Within the records that follow, find every line containing the string "this". Copy those lines.

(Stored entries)
- - -

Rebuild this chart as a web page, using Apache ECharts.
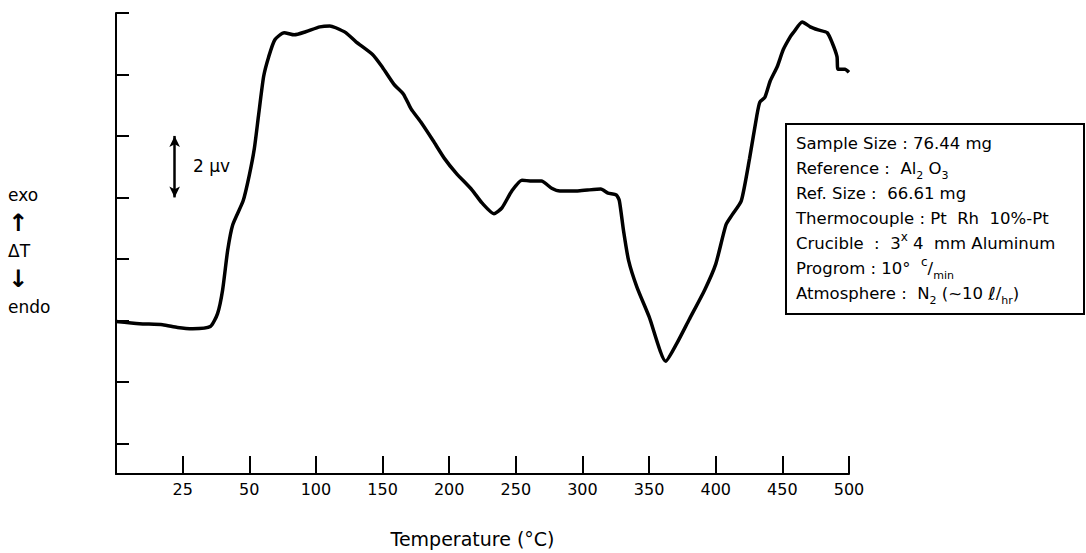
<!DOCTYPE html>
<html>
<head>
<meta charset="utf-8">
<script src="https://cdn.jsdelivr.net/npm/echarts@6/dist/echarts.min.js"></script>
<style>
  html, body { margin: 0; padding: 0; background: #fff; }
  #chart { width: 1086px; height: 553px; }
</style>
</head>
<body>
<div id="chart"></div>
<script>
// tick labels on the temperature axis (ticks are evenly spaced on the paper)
const tickTemps = [0, 25, 50, 100, 150, 200, 250, 300, 350, 400, 450, 500]
const tickLabels = ['', '25', '50', '100', '150', '200', '250', '300', '350', '400', '450', '500']

// DTA trace: temperature (°C) and ΔT (μV, 0 at the lowest tick)
const temps = [
  0, 8.8, 17.5, 23.1, 28.8, 35.4, 38.1, 40.0, 41.9, 43.8, 47.7, 50,
  53.8, 56.9, 60.8, 64.6, 69.2, 76.2, 83.8, 92.3, 103.0, 110.4, 114.9, 122.4,
  129.9, 142.5, 150, 158.6, 165.7, 171.4, 178.6, 187.9, 196.4, 205.2, 217.2, 224.6,
  233.6, 239.6, 247.0, 254.6, 262.3, 269.2, 276.9, 283.1, 296.2, 303.8, 313.8, 319.2,
  325.4, 327.7, 330.8, 334.6, 340.8, 350, 362.5, 370.8, 380, 391.7, 400, 407.7,
  412.3, 419.2, 425.4, 430.8, 433.1, 436.9, 440.8, 446.2, 450.7, 456.0, 458.2, 464.9,
  470.9, 476.9, 483.6, 487.3, 491.0, 491.8, 497.0, 500.5
]
const deltaT = [
  3.96, 3.89, 3.86, 3.77, 3.73, 3.80, 4.22, 4.99, 6.28, 7.11, 7.89, 8.72,
  9.59, 10.65, 11.94, 12.58, 13.13, 13.36, 13.29, 13.39, 13.55, 13.58, 13.52, 13.36,
  13.07, 12.65, 12.23, 11.68, 11.36, 10.88, 10.46, 9.85, 9.27, 8.79, 8.24, 7.82,
  7.47, 7.66, 8.21, 8.56, 8.53, 8.53, 8.30, 8.21, 8.21, 8.24, 8.27, 8.14,
  8.08, 7.89, 6.92, 5.95, 5.09, 4.12, 2.67, 3.25, 4.02, 4.99, 5.83, 7.11,
  7.43, 7.89, 9.27, 10.65, 11.10, 11.26, 11.78, 12.26, 12.81, 13.23, 13.36, 13.71,
  13.55, 13.45, 13.36, 13.04, 12.58, 12.17, 12.17, 12.07
]

// vertical ticks every 2 μV
const yTicks = [0, 2, 4, 6, 8, 10, 12, 14]

// 2 μV scale bar
const scaleBarTemp = 22
const scaleBarRange = [8, 10]

const infoLines = [
  'Sample Size : 76.44 mg',
  'Reference :  Al{sub|2} O{sub|3}',
  'Ref. Size :  66.61 mg',
  'Thermocouple : Pt  Rh  10%-Pt',
  'Crucible  :  3{sup|x} 4  mm Aluminum',
  'Progrom : 10°  {sup|c}/{sub|min}',
  'Atmosphere :  N{sub|2} (~10 {big|ℓ}/{sub|hr})'
]

// the printed axis is not linear in temperature: map onto tick positions
function tempToPos(t) {
  for (let i = 0; i < tickTemps.length - 1; i++) {
    if (t <= tickTemps[i + 1]) {
      return i + (t - tickTemps[i]) / (tickTemps[i + 1] - tickTemps[i])
    }
  }
  return tickTemps.length - 1
}

const seriesData = temps.map((t, i) => [tempToPos(t), deltaT[i]])

const font = "'DejaVu Sans', sans-serif"
const myChart = echarts.init(document.getElementById('chart'), null, { renderer: 'svg' })

const options = {
  animation: false,
  backgroundColor: '#fff',
  grid: { left: 116, right: 237, top: 13, bottom: 74, containLabel: false },
  xAxis: {
    type: 'value',
    min: 0,
    max: tickTemps.length - 1,
    interval: 1,
    name: 'Temperature (°C)',
    nameLocation: 'middle',
    nameGap: 55,
    nameTextStyle: { fontFamily: font, fontSize: 19, color: '#000', padding: [0, 20, 0, 0] },
    axisLine: { onZero: false, lineStyle: { color: '#000', width: 2 } },
    axisTick: { inside: true, length: 18, lineStyle: { color: '#000', width: 2 } },
    axisLabel: {
      margin: 7,
      fontFamily: font,
      fontSize: 16,
      color: '#000',
      formatter: v => tickLabels[v] || '',
    },
    splitLine: { show: false },
  },
  yAxis: {
    type: 'value',
    min: -1,
    max: 14,
    axisLine: { onZero: false, lineStyle: { color: '#000', width: 2 } },
    axisTick: {
      inside: true,
      length: 13,
      customValues: yTicks,
      lineStyle: { color: '#000', width: 2 },
    },
    axisLabel: { show: false },
    splitLine: { show: false },
  },
  series: [
    {
      type: 'line',
      data: seriesData,
      showSymbol: false,
      smooth: 0.2,
      lineStyle: { color: '#000', width: 3.5 },
      markLine: {
        silent: true,
        symbol: ['arrow', 'arrow'],
        symbolSize: [8, 11],
        lineStyle: { color: '#000', width: 2.5, type: 'solid' },
        label: { show: false },
        data: [
          [
            { coord: [tempToPos(scaleBarTemp), scaleBarRange[1]] },
            { coord: [tempToPos(scaleBarTemp), scaleBarRange[0]] },
          ],
        ],
      },
    },
  ],
  graphic: [
    {
      type: 'text',
      left: 193,
      top: 157,
      style: { text: '2 μv', font: '17px ' + font, fill: '#000' },
    },
    {
      type: 'text',
      left: 8,
      top: 181,
      style: {
        text: 'exo\n{arr|↑}\nΔT\n{arr|↓}\nendo',
        font: '17px ' + font,
        fill: '#000',
        align: 'center',
        lineHeight: 28,
        width: 48,
        rich: {
          arr: { fontSize: 24, fontWeight: 'bold', fontFamily: font, lineHeight: 28 },
        },
      },
    },
    {
      type: 'rect',
      left: 785,
      top: 123,
      shape: { width: 298, height: 190 },
      style: { fill: '#fff', stroke: '#000', lineWidth: 2 },
    },
    {
      type: 'text',
      left: 796,
      top: 131,
      style: {
        text: infoLines.join('\n'),
        font: '16.5px ' + font,
        fill: '#000',
        lineHeight: 25,
        rich: {
          sub: { fontSize: 11, fontFamily: font, verticalAlign: 'bottom', lineHeight: 25 },
          sup: { fontSize: 12, fontFamily: font, verticalAlign: 'top', lineHeight: 25 },
          big: { fontSize: 18, fontFamily: font, lineHeight: 25 },
        },
      },
    },
  ],
}

myChart.setOption(options)
</script>
</body>
</html>
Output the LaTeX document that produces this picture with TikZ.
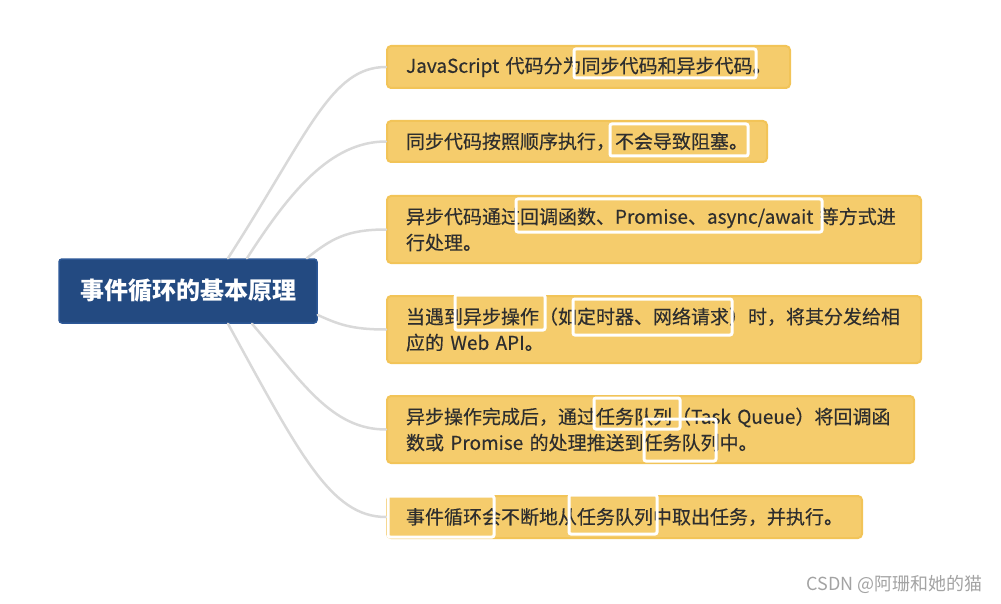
\documentclass[tikz,border=0pt]{standalone}
\usepackage{fontspec}
\setmainfont{Noto Sans CJK SC}
\newfontfamily\leaffont[FakeBold=0.35]{Noto Sans CJK SC}
\definecolor{rootblue}{HTML}{234A81}
\definecolor{rootedge}{HTML}{2C5796}
\definecolor{leaffill}{HTML}{F5CC6C}
\definecolor{leafedge}{HTML}{F2C458}
\definecolor{branch}{HTML}{D9D9D9}
\definecolor{inktext}{HTML}{2E2E2E}
\definecolor{wmgray}{HTML}{A3A3A3}
\tikzset{
  root/.style={draw=rootedge, line width=1.5pt, fill=rootblue, rounded corners=3pt,
    text=white, font=\bfseries\fontsize{24}{28}\selectfont,
    minimum width=258pt, minimum height=64pt, inner sep=0pt},
  leaf/.style={draw=leafedge, line width=2pt, fill=leaffill, rounded corners=4pt,
    text=inktext, font=\leaffont\fontsize{19}{26}\selectfont, align=left, anchor=north west,
    inner xsep=19pt, inner ysep=0pt, text width=#1},
  hilite/.style={draw=white, line width=3pt, rounded corners=2pt},
  branchline/.style={draw=branch, line width=2.5pt, line cap=round}
}
\begin{document}
\begin{tikzpicture}[x=1pt, y=-1pt]
  \useasboundingbox (0,0) rectangle (1001,604);

  % leaves
  \node[leaf=365pt, minimum height=42pt] (l1) at (386,45)
    {JavaScript~代码分为同步代码和异步代码。};
  \node[leaf=342pt, minimum height=41pt] (l2) at (386,120)
    {同步代码按照顺序执行，不会导致阻塞。};
  \node[leaf=496pt, minimum height=67pt] (l3) at (386,195)
    {异步代码通过回调函数、Promise、async/await~等方式进\\行处理。};
  \node[leaf=496pt, minimum height=67pt] (l4) at (386,295)
    {当遇到异步操作（如定时器、网络请求）时，将其分发给相\\应的~Web~API。};
  \node[leaf=489pt, minimum height=67pt] (l5) at (386,395)
    {异步操作完成后，通过任务队列（Task~Queue）将回调函\\数或~Promise~的处理推送到任务队列中。};
  \node[leaf=437pt, minimum height=42pt] (l6) at (386,495)
    {事件循环会不断地从任务队列中取出任务，并执行。};

  % root
  \node[root] (root) at (188,291) {事件循环的基本原理};

  % branches
  \draw[branchline] ([xshift=40pt]root.north) .. controls +(81,-126) and +(-55,0) .. (l1.west);
  \draw[branchline] ([xshift=59pt]root.north) .. controls +(43,-67) and +(-55,0) .. (l2.west);
  \draw[branchline] ([xshift=-11pt]root.north east) .. controls +(24,-19) and +(-40,0) .. (l3.west);
  \draw[branchline] ([yshift=-24pt]root.east) .. controls +(20,9) and +(-35,0) .. (l4.west);
  \draw[branchline] ([xshift=64pt]root.south) .. controls +(50,58) and +(-55,0) .. (l5.west);
  \draw[branchline] ([xshift=40pt]root.south) .. controls +(72,131) and +(-55,0) .. (l6.west);

  % white marks over the key words
  \foreach \xa/\ya/\xb/\yb in {574/49/756/78, 610/124/748/156, 516/199/822/232,
      455/295/545/330, 573/299/732/335, 594/398/680/429, 644/419/716/461,
      388/496/494/537, 569/495/657/534}
    \draw[hilite] (\xa,\ya) rectangle (\xb,\yb);

  \node[text=wmgray, font=\fontsize{18}{20}\selectfont, anchor=east] (wm) at (986,584)
    {CSDN @阿珊和她的猫};
\end{tikzpicture}
\end{document}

- - -

• **Final answer**
Rebuild this chart as a web page, using Apache ECharts.
Output the LaTeX document that produces this picture with TikZ.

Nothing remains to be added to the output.